Early Modern sites of opacity across Francophone oceans (ACLA 2023, Chicago)

Publié le par Marc Escola (Source : Christina Kullberg)

We welcome abstracts to next year's ACLA (American Comparative Literature Association) conference, which will take place in Chicago, March 16-19, 2023. 

The seminar "Early Modern sites of opacity across Francophone oceans" seeks to rethink representations and expressive forms of otherness in early modern oceanic Francophone spaces through the prism of Édouard Glissant’s concept “opacity.” If opacity is central to Glissant’s poetics of Relation as an ethics offering a new de-centralized and non-hierarchic approach to global interconnectedness, the question is how it can be made operative as a new method of listening to early modern texts.

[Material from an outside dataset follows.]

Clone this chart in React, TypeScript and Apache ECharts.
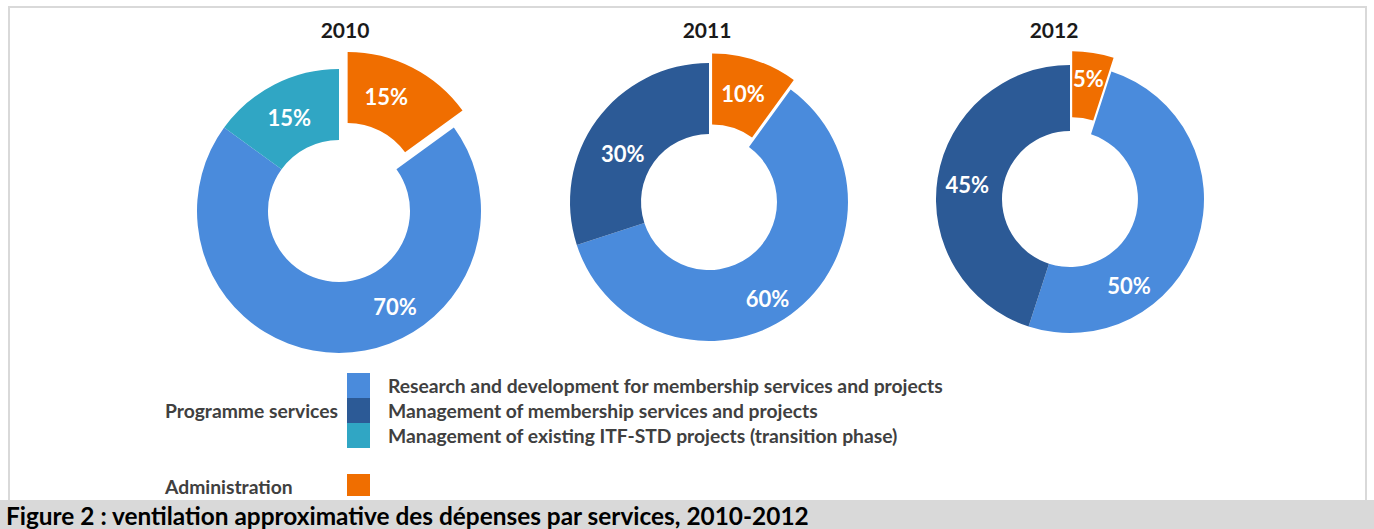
import React, { useEffect, useRef } from "react";
import * as echarts from "echarts";

const years = ["2010", "2011", "2012"];
const categories = [
  "Research and development for membership services and projects",
  "Management of membership services and projects",
  "Management of existing ITF-STD projects (transition phase)",
  "Administration",
];
const colors = ["#4A8BDC", "#2C5A96", "#30A6C4", "#F06E00"];
const rndValues = [70, 60, 50];
const mgmtValues = [0, 30, 45];
const itfValues = [15, 0, 0];
const adminValues = [15, 10, 5];
const groupLabels = ["Programme services", "Administration"];
const captionText = "Figure 2 : ventilation approximative des dépenses par services, 2010-2012";

const FONT = "Lato";

// layout (styling only)
const pieCenters = [[339, 211], [709, 202], [1070, 199]];
const pieRadii = [[71, 142], [68, 139], [68, 134]];
const explode = [19, 10, 14];
const titleX = [345, 707, 1054];
// label fine-tune shifts per year, keyed by category index
const labelShift: Record<number, Record<number, [number, number]>> = {
  0: { 3: [-11, 0], 0: [56, -14], 2: [0, 4] },
  1: { 0: [-4, 10], 1: [0, 14], 3: [-2, 2] },
  2: { 0: [-40, 54], 3: [0, -4], 1: [0, 2] },
};

export default function App() {
  const ref = useRef<HTMLDivElement>(null);
  useEffect(() => {
    if (!ref.current) return;
    const chart = echarts.init(ref.current, undefined, { renderer: "svg" });

    const series = years.map((y, i) => {
      const items = [
        { cat: 3, value: adminValues[i] },
        { cat: 0, value: rndValues[i] },
        { cat: 2, value: itfValues[i] },
        { cat: 1, value: mgmtValues[i] },
      ].filter((d) => d.value > 0);
      const data = items.map((d) => ({
        name: categories[d.cat],
        value: d.value,
        selected: d.cat === 3,
        itemStyle: { color: colors[d.cat] },
      }));
      return {
        type: "pie",
        name: y,
        center: pieCenters[i],
        radius: pieRadii[i],
        startAngle: 90,
        clockwise: true,
        selectedMode: "single",
        selectedOffset: explode[i],
        avoidLabelOverlap: false,
        silent: true,
        itemStyle: { borderWidth: 0 },
        label: {
          show: true,
          position: "inside",
          formatter: "{c}%",
          color: "#ffffff",
          fontFamily: FONT,
          fontWeight: "bold",
          fontSize: 22,
        },
        labelLine: { show: false },
        labelLayout: (p: any) => {
          const cat = items[p.dataIndex].cat;
          const s = labelShift[i][cat];
          return s ? { dx: s[0], dy: s[1] } : {};
        },
        emphasis: { disabled: true },
        data,
      };
    });

    const titles = years.map((y, i) => ({
      type: "text",
      x: titleX[i],
      y: 29,
      style: {
        text: y,
        fill: "#1a1a1a",
        font: `bold 21px ${FONT}`,
        textAlign: "center",
        textVerticalAlign: "middle",
      },
    }));

    chart.setOption({
      animation: false,
      backgroundColor: "#ffffff",
      legend: [
        {
          data: categories.slice(0, 3),
          orient: "vertical",
          left: 347,
          top: 373,
          itemWidth: 23,
          itemHeight: 25,
          itemGap: 0,
          icon: "rect",
          selectedMode: false,
          padding: 0,
          textStyle: {
            fontFamily: FONT,
            fontSize: 19.3,
            fontWeight: "bold",
            color: "#404040",
            padding: [0, 0, 0, 13],
          },
        },
        {
          data: [categories[3]],
          orient: "vertical",
          left: 347,
          top: 474,
          itemWidth: 23,
          itemHeight: 22,
          icon: "rect",
          selectedMode: false,
          padding: 0,
          formatter: () => "",
        },
      ],
      graphic: [
        {
          type: "rect",
          shape: { x: 9, y: 7, width: 1357, height: 494 },
          style: { fill: "none", stroke: "#d9d9d9", lineWidth: 2 },
        },
        {
          type: "rect",
          shape: { x: 0, y: 500, width: 1374, height: 29 },
          style: { fill: "#d9d9d9" },
        },
        {
          type: "text",
          x: 6,
          y: 515,
          style: {
            text: captionText,
            fill: "#000000",
            font: `bold 24.4px ${FONT}`,
            textVerticalAlign: "middle",
          },
        },
        {
          type: "text",
          x: 165,
          y: 410,
          style: {
            text: groupLabels[0],
            fill: "#404040",
            font: `bold 19.3px ${FONT}`,
            textVerticalAlign: "middle",
          },
        },
        {
          type: "text",
          x: 165,
          y: 486,
          style: {
            text: groupLabels[1],
            fill: "#404040",
            font: `bold 19.3px ${FONT}`,
            textVerticalAlign: "middle",
          },
        },
        ...titles,
      ],
      series,
    });
    return () => chart.dispose();
  }, []);
  return (
    <div
      ref={ref}
      style={{ position: "fixed", left: 0, top: 0, width: 1374, height: 529 }}
    />
  );
}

Here, the focus shifts from the ethics and aesthetic of poetic style, toward a hermeneutics of opacity that privileges le Divers. Operating as a challenge to reductive modes of interpretation (transparency, scientific universalism) that have shaped colonial modernity, the seminar will explore the concept of opacity as a vehicle to approach representations of the enslaved, the indigenous, and the Muslim subject, among others from other angles, thus continuing in the wake of recent work to reread epistemic “obscurities” (Hartman 2008; Gikandi 2015; Smith 2016; Moten 2018). We invite papers focusing on speech, translingualism and sound as potential (textual) sites of opacity in the Francophone oceanic worlds. We encourage new interpretative approaches to well-known early modern texts as well as archival sources, and under-studied textual and material representations of expressive otherness. The idea is to draw on the multidirectionality inherent in Glissant’s writing and extend his uses of opacity to practices of reading, listening, and interpreting within a framework that allows for creating junctures where the decolonial and postcolonial intersect with the early modern.  

All abstracts must be submitted via the ACLA's website no later than October 31, 2022.

The seminar is organized by Christina Kullberg (Uppsala University, Sweden) and Chelsea Stieber (The Catholic University of America).